Wiles decided to announce his finding at a series of lectures held at Cambridge University. Their title, "Modular Forms, Elliptic Curves, and Galois Representations," did not give any hint of the historic revelation he was about to make, but Wiles had been out of sight for so long that rumors abounded days before his lecture series. On the first day Wiles recounted the first five years of his work on the Taniyama-Shimura conjecture. The second day he presented his findings from the 1991 to 1993 period. On the final day he summed up, with copious blackboard notations, his last six weeks of work. On that day, June 23, 1993, he concluded by telling the assembled mathematicians that he had proven the Taniyama-Shimura conjecture, and noted, in a casual aside, that it meant Fermat's Last Theorem was also proven to be true. The audience burst into tremendous applause, and news quickly circulated throughout the scientific community.
Yet Wiles refused to immediately release his 200-page proof to his international colleagues for verification, and rumors arose that there was a flaw near the end of it. In December of 1993 he announced that there was indeed a problem, but that he planned to solve it himself. "The problem occurred in Wiles's construction of a mathematical object known as an Euler system, which is a relatively new and largely unexplored idea," explained Cipra. "Wiles's Euler system was intended to prove a sizable chunk of the Taniyama-Shimura conjecture … but the system he had come up with turned out not to work in quite the right way."
After 90 Years Prize Awarded
On September 19, 1994, Wiles had a eureka moment and closed the theoretical gap. "It was so simple and elegant that at first it seemed too good to be true," he recalled to Science interviewer Cipra. A month later he finished and announced his corrections; the findings were published in the May 1995 issue of Annals of Mathematics. As befitting the historic nature of the proof, an entire issue was devoted to it, one part containing Wiles's paper for the original 1993 theory and a shorter one written by his former student, Richard Taylor, explaining how the flaw was overcome. As Brown remarked in Sciences, "in Wiles's proof Fermat's last theorem … tumbles out of a massive and intricate mathematical machine as a mere corollary, the consequence of a result that lies at the confluence of virtually every major stream of modern mathematics."
It took another two years to firmly double-check Wiles's proof of Fermat's Last Theorem—in part because there is a limited number of mathematicians who could grasp its complexities—before the Wolfskehl committee finally granted him the long-awaited prize.
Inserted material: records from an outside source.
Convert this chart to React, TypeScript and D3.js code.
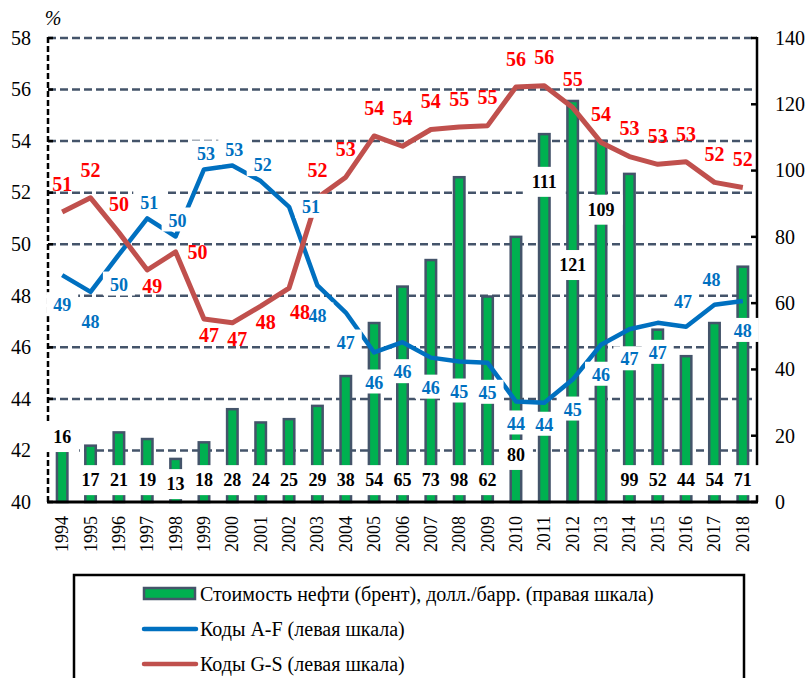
import React from 'react';
import * as d3 from 'd3';

const years = ['1994', '1995', '1996', '1997', '1998', '1999', '2000', '2001', '2002', '2003', '2004', '2005', '2006',
  '2007', '2008', '2009', '2010', '2011', '2012', '2013', '2014', '2015', '2016', '2017', '2018'];

// brent, usd per barrel (right scale)
const oilPrice = [16, 17, 21, 19, 13, 18, 28, 24, 25, 29, 38, 54, 65, 73, 98, 62, 80, 111, 121, 109, 99, 52, 44, 54, 71];

// shares, % (left scale)
const codesAF = [48.8, 48.15, 49.6, 51.0, 50.3, 52.9, 53.05, 52.45, 51.45, 48.4, 47.35, 45.8, 46.2, 45.6, 45.45, 45.4,
  43.9, 43.85, 44.75, 46.1, 46.7, 46.95, 46.8, 47.65, 47.8];
const codesGS = [51.25, 51.8, 50.45, 49.0, 49.7, 47.1, 46.95, 47.6, 48.3, 51.8, 52.6, 54.2, 53.8, 54.45, 54.55, 54.6,
  56.1, 56.15, 55.3, 53.95, 53.4, 53.1, 53.2, 52.4, 52.2];

const leftTicks = [40, 42, 44, 46, 48, 50, 52, 54, 56, 58];
const rightTicks = [0, 20, 40, 60, 80, 100, 120, 140];

const legendItems = [
  'Стоимость нефти (брент), долл./барр. (правая шкала)',
  'Коды A-F (левая шкала)',
  'Коды G-S (левая шкала)',
];

// where the data labels sit (a above, b below, r right ...)
const afPlace = 'bbbaaaaarbbbbbbbnnbbbbAAb';
const gsPlace = 'aaabrbbbBaaaaaaaaaaaaaaaa';
const afOffset: Record<string, [number, number]> = { b: [0, 30], a: [2, -16], r: [22, 0], n: [0, 22], A: [-3, -25] };
const gsOffset: Record<string, [number, number]> = { a: [0, -28], b: [5, 16], r: [22, 0], B: [11, 24] };
// bar labels moved off the base (in right-scale units)
const barLabelAt: Record<string, number> = { '1994': 19.6, '1998': 5.4, '2010': 14.2, '2011': 96.6, '2012': 71.5, '2013': 88.2 };

const BLUE = '#0070C0';
const BROWN = '#C0504D';
const RED = '#FF0000';
const GREEN = '#00B050';
const SLATE = '#44546A';
const FONT = "'Liberation Serif', 'Times New Roman', Tinos, 'DejaVu Serif', serif";

const W = 810;
const H = 678;
const left = 48;
const right = 757;
const top = 38;
const bottom = 502;

export default function App() {
  const x = d3.scaleBand<string>().domain(years).range([left, right]).padding(0);
  const yL = d3.scaleLinear().domain([40, 58]).range([bottom, top]);
  const yR = d3.scaleLinear().domain([0, 140]).range([bottom, top]);
  const cx = (y: string) => (x(y) as number) + x.bandwidth() / 2;
  const barW = x.bandwidth() * 0.37;

  const line = d3.line<number>()
    .x((_, i) => cx(years[i]))
    .y((d) => yL(d));

  const digitW = (s: string, fs: number) => s.length * fs * 0.5;

  return (
    <div style={{ position: 'absolute', left: 0, top: 0, fontFamily: FONT }}>
      <svg width={W} height={H} style={{ display: 'block', background: '#fff', fontFamily: FONT }}>
        {/* grid */}
        {leftTicks.filter((t) => t > 40).map((t) => (
          <line key={t} x1={left} x2={right} y1={yL(t)} y2={yL(t)} stroke={SLATE} strokeWidth={2.5} strokeDasharray="8,4" />
        ))}

        {/* bars */}
        {oilPrice.map((v, i) => (
          <rect key={years[i]} x={cx(years[i]) - barW / 2} y={yR(v)} width={barW} height={bottom - yR(v)}
            fill={GREEN} stroke={SLATE} strokeWidth={2.5} />
        ))}

        {/* axes */}
        <line x1={left} x2={left} y1={top - 1} y2={bottom} stroke="#000" strokeWidth={2.5} strokeDasharray="6,3" />
        {leftTicks.map((t) => (
          <g key={t}>
            <line x1={left} x2={left + 5} y1={yL(t)} y2={yL(t)} stroke="#000" strokeWidth={2.5} />
            <text x={31} y={yL(t)} dy="0.34em" textAnchor="end" fontSize={20}>{t}</text>
          </g>
        ))}
        <line x1={right} x2={right} y1={top - 1} y2={bottom} stroke="#000" strokeWidth={2.5} />
        {rightTicks.map((t) => (
          <g key={t}>
            <line x1={right - 6} x2={right} y1={yR(t)} y2={yR(t)} stroke="#000" strokeWidth={2.5} />
            <text x={775} y={yR(t)} dy="0.34em" textAnchor="start" fontSize={20}>{t}</text>
          </g>
        ))}
        <line x1={left - 1} x2={right + 1} y1={bottom} y2={bottom} stroke="#000" strokeWidth={3} />
        <text x={53} y={25} textAnchor="middle" fontSize={20} fontStyle="italic">%</text>

        {years.map((yr) => (
          <text key={yr} transform={`translate(${cx(yr) + 6},${516}) rotate(-90)`} textAnchor="end" fontSize={18}>{yr}</text>
        ))}

        {/* lines */}
        <path d={line(codesAF) as string} fill="none" stroke={BLUE} strokeWidth={4.5} strokeLinejoin="round" />
        <path d={line(codesGS) as string} fill="none" stroke={BROWN} strokeWidth={5} strokeLinejoin="round" />

        {/* bar labels */}
        {oilPrice.map((v, i) => {
          const yr = years[i];
          const ly = yR(barLabelAt[yr] ?? 6.6);
          const s = String(v);
          const bw = digitW(s, 18) + 16;
          return (
            <g key={yr}>
              <rect x={cx(yr) - bw / 2} y={ly - 15} width={bw} height={30} fill="#fff" />
              <text x={cx(yr)} y={ly} dy="0.34em" textAnchor="middle" fontSize={18} fontWeight="bold">{s}</text>
            </g>
          );
        })}

        {/* A-F labels */}
        {codesAF.map((v, i) => {
          const [dx, dy] = afOffset[afPlace[i]];
          const lx = cx(years[i]) + dx;
          const ly = yL(v) + dy;
          const s = String(Math.round(v));
          const bw = digitW(s, 18) + 14;
          return (
            <g key={years[i]}>
              <rect x={lx - bw / 2} y={ly - 13} width={bw} height={24} fill="#fff" />
              <text x={lx} y={ly} dy="0.34em" textAnchor="middle" fontSize={18} fontWeight="bold" fill={BLUE}>{s}</text>
            </g>
          );
        })}

        {/* G-S labels */}
        {codesGS.map((v, i) => {
          const [dx, dy] = gsOffset[gsPlace[i]];
          return (
            <text key={years[i]} x={cx(years[i]) + dx} y={yL(v) + dy} dy="0.34em" textAnchor="middle"
              fontSize={20} fontWeight="bold" fill={RED}>{Math.round(v)}</text>
          );
        })}

        {/* legend */}
        <rect x={74} y={575} width={670} height={120} fill="#fff" stroke="#000" strokeWidth={2.5} />
        {legendItems.map((t, i) => {
          const ly = 594 + i * 35;
          return (
            <g key={t}>
              {i === 0 ? (
                <rect x={144} y={ly - 6} width={51} height={11} fill={GREEN} stroke={SLATE} strokeWidth={2.5} />
              ) : (
                <line x1={144} x2={196} y1={ly} y2={ly} stroke={i === 1 ? BLUE : BROWN} strokeWidth={4.5} strokeLinecap="round" />
              )}
              <text x={200} y={ly} dy="0.34em" fontSize={20}>{t}</text>
            </g>
          );
        })}
      </svg>
    </div>
  );
}
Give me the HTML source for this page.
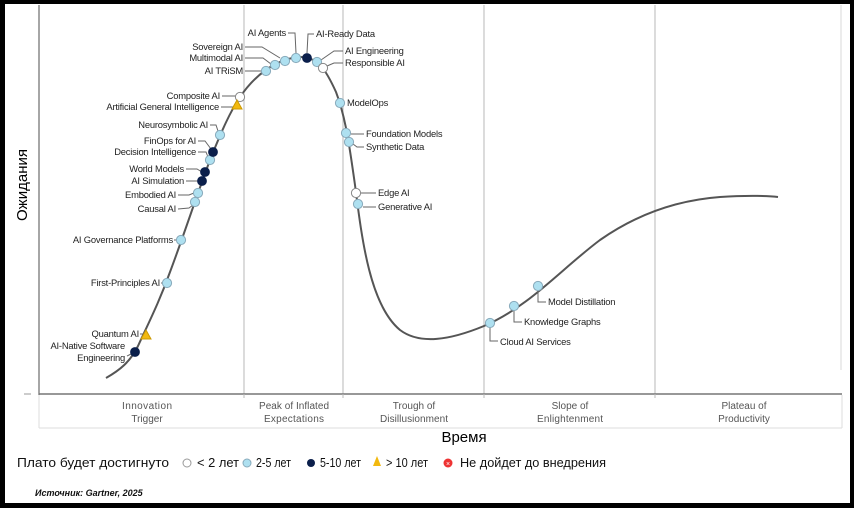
<!DOCTYPE html>
<html><head><meta charset="utf-8"><style>
html,body{margin:0;padding:0;background:#000;}
svg{display:block;}
text{font-family:"Liberation Sans",sans-serif;}
</style></head><body>
<svg width="854" height="508" viewBox="0 0 854 508" xmlns="http://www.w3.org/2000/svg">
<rect x="0" y="0" width="854" height="508" fill="#000"/>
<rect x="5" y="4" width="845" height="499" fill="#fff"/>
<g stroke="#c8c8c8" stroke-width="1.3">
<line x1="244" y1="5" x2="244" y2="395"/>
<line x1="343" y1="5" x2="343" y2="395"/>
<line x1="484" y1="5" x2="484" y2="395"/>
<line x1="655" y1="5" x2="655" y2="395"/>
<line x1="841" y1="5" x2="841" y2="370" stroke="#e2e2e2"/>
</g>
<line x1="39" y1="5" x2="39" y2="395" stroke="#777" stroke-width="1.3"/>
<line x1="39" y1="394" x2="842" y2="394" stroke="#777" stroke-width="1.5"/>
<line x1="24" y1="394" x2="31" y2="394" stroke="#999" stroke-width="1"/>
<g stroke="#ddd" stroke-width="1" fill="none">
<line x1="39" y1="395" x2="39" y2="428"/>
<line x1="842" y1="395" x2="842" y2="428"/>
<line x1="39" y1="428" x2="842" y2="428"/>
<line x1="244" y1="394" x2="244" y2="398" stroke="#bbb"/>
<line x1="343" y1="394" x2="343" y2="398" stroke="#bbb"/>
<line x1="484" y1="394" x2="484" y2="398" stroke="#bbb"/>
<line x1="655" y1="394" x2="655" y2="398" stroke="#bbb"/>
</g>
<g font-size="10" fill="#555" text-anchor="middle">
<text x="147" y="409" textLength="50">Innovation</text><text x="147" y="422">Trigger</text>
<text x="294" y="409" textLength="70">Peak of Inflated</text><text x="294" y="422" textLength="60">Expectations</text>
<text x="414" y="409">Trough of</text><text x="414" y="422" textLength="68">Disillusionment</text>
<text x="570" y="409">Slope of</text><text x="570" y="422" textLength="66">Enlightenment</text>
<text x="744" y="409">Plateau of</text><text x="744" y="422">Productivity</text>
</g>
<text x="464" y="442" font-size="15" text-anchor="middle" fill="#000">Время</text>
<text transform="translate(27,185) rotate(-90)" font-size="15" text-anchor="middle" fill="#000">Ожидания</text>
<path d="M106,378 C120,370 130,362 138,346 C150,320 160,300 170,272 C185,232 195,200 210,160 C222,130 230,112 240,97 C255,75 275,60 298,57 C318,56 326,70 336,92 C346,118 350,150 355,185 C362,240 370,305 400,330 C420,345 450,340 484,326 C530,306 560,270 600,240 C640,212 680,200 720,197 C750,195 770,196 778,197" fill="none" stroke="#555" stroke-width="2"/>
<g stroke="#666" stroke-width="1" fill="none">
<line x1="127" y1="356" x2="131" y2="354"/>
<line x1="140" y1="334" x2="143" y2="334"/>
<line x1="161" y1="283" x2="162" y2="283"/>
<line x1="174" y1="240" x2="176" y2="240"/>
<polyline points="178,209 189,208 193,205"/>
<polyline points="178,195 189,195 194,193"/>
<polyline points="186,181 198,181"/>
<polyline points="186,169 197,169 202,172"/>
<polyline points="198,152 206,152 208,157"/>
<polyline points="198,141 205,141 211,149"/>
<polyline points="210,125 216,125 218,131"/>
<polyline points="221,107 233,107"/>
<polyline points="222,96 236,96"/>
<polyline points="245,71 261,71"/>
<polyline points="245,58 263,58 271,64"/>
<polyline points="245,47 262,47 280,58"/>
<polyline points="288,33 295,33 296,53"/>
<polyline points="314,34 308,34 307,53"/>
<polyline points="343,51 334,51 321,60"/>
<polyline points="343,63 334,63 327,66"/>
<polyline points="364,134 351,134"/>
<polyline points="364,147 357,147 353,144"/>
<polyline points="376,193 361,193"/>
<polyline points="376,207 363,207"/>
<polyline points="490,328 490,341 498,341"/>
<polyline points="514,311 514,322 522,322"/>
<polyline points="538,291 538,302 546,302"/>
</g>
<g stroke="#8ab" stroke-width="1">
<g fill="#aee0f0">
<circle cx="167" cy="283" r="4.6"/><circle cx="181" cy="240" r="4.6"/>
<circle cx="195" cy="202" r="4.6"/><circle cx="198" cy="193" r="4.6"/>
<circle cx="210" cy="160" r="4.6"/><circle cx="220" cy="135" r="4.6"/>
<circle cx="266" cy="71" r="4.6"/><circle cx="275" cy="65" r="4.6"/>
<circle cx="285" cy="61" r="4.6"/><circle cx="296" cy="58" r="4.6"/>
<circle cx="317" cy="62" r="4.6"/><circle cx="340" cy="103" r="4.6"/>
<circle cx="346" cy="133" r="4.6"/><circle cx="349" cy="142" r="4.6"/>
<circle cx="358" cy="204" r="4.6"/><circle cx="490" cy="323" r="4.6"/>
<circle cx="514" cy="306" r="4.6"/><circle cx="538" cy="286" r="4.6"/>
</g>
<g fill="#fff" stroke="#888">
<circle cx="240" cy="97" r="4.6"/><circle cx="323" cy="68" r="4.6"/><circle cx="356" cy="193" r="4.6"/>
</g>
<g fill="#0b1f4b" stroke="#0b1f4b">
<circle cx="135" cy="352" r="4.4"/><circle cx="202" cy="181" r="4.4"/>
<circle cx="205" cy="172" r="4.4"/><circle cx="213" cy="152" r="4.4"/>
<circle cx="307" cy="58" r="4.4"/>
</g>
<g fill="#f2b90f" stroke="#c90">
<polygon points="146,330 151,339 141,339"/>
<polygon points="237,100 242,109 232,109"/>
</g>
</g>
<g font-size="9.4" fill="#222" style="letter-spacing:-0.2px">
<g text-anchor="end">
<text x="125" y="349">AI-Native Software</text><text x="125" y="361">Engineering</text>
<text x="139" y="337">Quantum AI</text>
<text x="160" y="286">First-Principles AI</text>
<text x="173" y="243">AI Governance Platforms</text>
<text x="176" y="212">Causal AI</text>
<text x="176" y="198">Embodied AI</text>
<text x="184" y="184">AI Simulation</text>
<text x="184" y="172">World Models</text>
<text x="196" y="155">Decision Intelligence</text>
<text x="196" y="144">FinOps for AI</text>
<text x="208" y="128">Neurosymbolic AI</text>
<text x="219" y="110">Artificial General Intelligence</text>
<text x="220" y="99">Composite AI</text>
<text x="243" y="74">AI TRiSM</text>
<text x="243" y="61">Multimodal AI</text>
<text x="243" y="50">Sovereign AI</text>
<text x="286" y="36">AI Agents</text>
</g>
<text x="316" y="37">AI-Ready Data</text>
<text x="345" y="54">AI Engineering</text>
<text x="345" y="66">Responsible AI</text>
<text x="347" y="106">ModelOps</text>
<text x="366" y="137">Foundation Models</text>
<text x="366" y="150">Synthetic Data</text>
<text x="378" y="196">Edge AI</text>
<text x="378" y="210">Generative AI</text>
<text x="500" y="345">Cloud AI Services</text>
<text x="524" y="325">Knowledge Graphs</text>
<text x="548" y="305">Model Distillation</text>
</g>
<g font-size="13" fill="#111">
<text x="17" y="467" textLength="152" lengthAdjust="spacingAndGlyphs">Плато будет достигнуто</text>
<circle cx="187" cy="463" r="4" fill="#fff" stroke="#999"/>
<text x="197" y="467" textLength="42" lengthAdjust="spacingAndGlyphs">&lt; 2 лет</text>
<circle cx="247" cy="463" r="4" fill="#aee0f0" stroke="#8ab"/>
<text x="256" y="467" textLength="35" lengthAdjust="spacingAndGlyphs">2-5 лет</text>
<circle cx="311" cy="463" r="4" fill="#0b1f4b"/>
<text x="320" y="467" textLength="41" lengthAdjust="spacingAndGlyphs">5-10 лет</text>
<polygon points="377,456 381,466 373,466" fill="#f2b90f"/>
<text x="386" y="467" textLength="42" lengthAdjust="spacingAndGlyphs">&gt; 10 лет</text>
<circle cx="448" cy="463" r="4.5" fill="#e33"/>
<text x="448" y="466" font-size="7" fill="#fff" text-anchor="middle">×</text>
<text x="460" y="467" textLength="146" lengthAdjust="spacingAndGlyphs">Не дойдет до внедрения</text>
</g>
<text x="35" y="496" font-size="9" font-weight="bold" font-style="italic" fill="#111">Источник: Gartner, 2025</text>
</svg>
</body></html>
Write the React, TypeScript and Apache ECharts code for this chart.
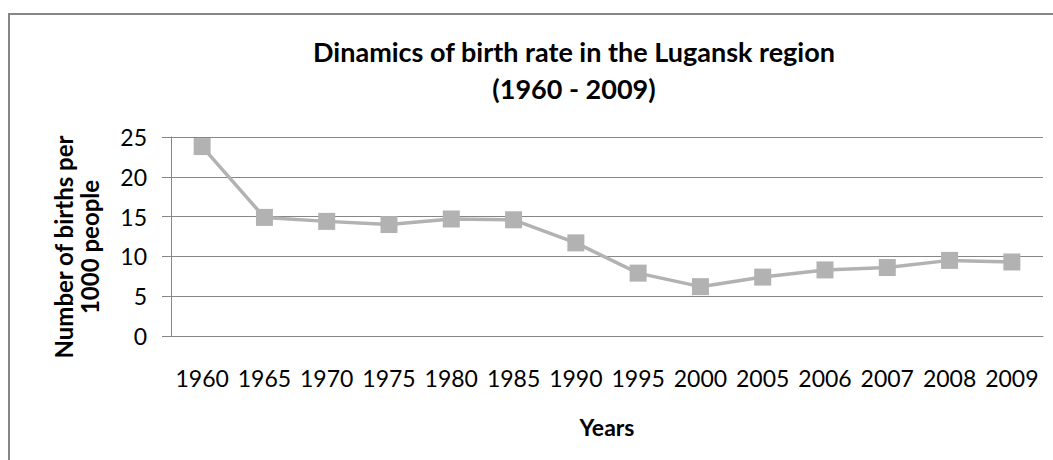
import React, { useEffect, useRef } from "react";
import * as echarts from "echarts";

const years = ["1960", "1965", "1970", "1975", "1980", "1985", "1990", "1995", "2000", "2005", "2006", "2007", "2008", "2009"];
const birthRate = [23.8, 14.9, 14.4, 14.0, 14.7, 14.6, 11.7, 7.9, 6.2, 7.4, 8.3, 8.6, 9.5, 9.3];
const titleLines = ["Dinamics of birth rate in the Lugansk region", "(1960 - 2009)"];
const yAxisTitle = ["Number of births per", "1000 people"];
const xAxisTitle = "Years";

const FONT = "Lato, 'Noto Sans', sans-serif";
const AXIS_GRAY = "#868686";
const LINE_GRAY = "#b2b2b2";

export default function App() {
  const ref = useRef<HTMLDivElement>(null);
  useEffect(() => {
    if (!ref.current) return;
    const chart = echarts.init(ref.current, undefined, { renderer: "svg" });
    chart.setOption({
      animation: false,
      backgroundColor: "#ffffff",
      textStyle: { fontFamily: FONT },
      grid: { left: 171, right: 10, top: 137, bottom: 124, containLabel: false },
      graphic: [
        {
          type: "rect",
          silent: true,
          shape: { x: 9, y: 14, width: 1300, height: 700 },
          style: { fill: "none", stroke: AXIS_GRAY, lineWidth: 2 },
        },
        {
          type: "text",
          x: 574,
          y: 70,
          style: {
            text: titleLines.join("\n"),
            fontFamily: FONT,
            fontWeight: "bold",
            fontSize: 27,
            lineHeight: 37,
            fill: "#000000",
            textAlign: "center",
            textVerticalAlign: "middle",
          },
        },
        {
          type: "text",
          x: 76,
          y: 247,
          rotation: Math.PI / 2,
          style: {
            text: yAxisTitle.join("\n"),
            fontFamily: FONT,
            fontWeight: "bold",
            fontSize: 24,
            lineHeight: 26,
            fill: "#000000",
            textAlign: "center",
            textVerticalAlign: "middle",
          },
        },
      ],
      xAxis: {
        type: "category",
        data: years,
        boundaryGap: true,
        name: xAxisTitle,
        nameLocation: "middle",
        nameGap: 79,
        nameTextStyle: { fontFamily: FONT, fontWeight: "bold", fontSize: 23, color: "#000000" },
        axisLine: { show: true, lineStyle: { color: AXIS_GRAY, width: 1 } },
        axisTick: { show: false },
        axisLabel: { fontFamily: FONT, fontSize: 23, color: "#000000", margin: 30, interval: 0 },
        splitLine: { show: false },
      },
      yAxis: {
        type: "value",
        min: 0,
        max: 25,
        interval: 5,
        axisLine: { show: true, lineStyle: { color: AXIS_GRAY, width: 1 } },
        axisTick: { show: true, length: 9, lineStyle: { color: AXIS_GRAY } },
        axisLabel: { fontFamily: FONT, fontSize: 23, color: "#000000", margin: 24 },
        splitLine: { show: true, lineStyle: { color: AXIS_GRAY, width: 1 } },
      },
      series: [
        {
          type: "line",
          data: birthRate,
          symbol: "rect",
          symbolSize: 17,
          lineStyle: { color: LINE_GRAY, width: 3.5 },
          itemStyle: { color: LINE_GRAY },
          emphasis: { disabled: true },
        },
      ],
    });
    return () => chart.dispose();
  }, []);
  return <div ref={ref} style={{ position: "absolute", left: 0, top: 0, width: 1053, height: 460 }} />;
}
He received a number of other honors in his field and returned to Princeton where he continued teaching courses in number theory.
Books
Math and Mathematicians: The History of Math Discoveries around the World, U*X*L, 1999.
Notable Mathematicians, Gale, 1998.
Notable Scientists: From 1900 to the Present, Gale, 2001.
Singh, Simon, Fermat's Enigma: The Epic Quest to Solve the World's Greatest Mathematical Problem, Walker, 1997.
Periodicals
Discover, January 1994.
Economist, July 3, 1993.
Guardian (London, England), June 26, 1997; July 22, 1999.
Science, December 24, 1993; November 4, 1994; May 26, 1995.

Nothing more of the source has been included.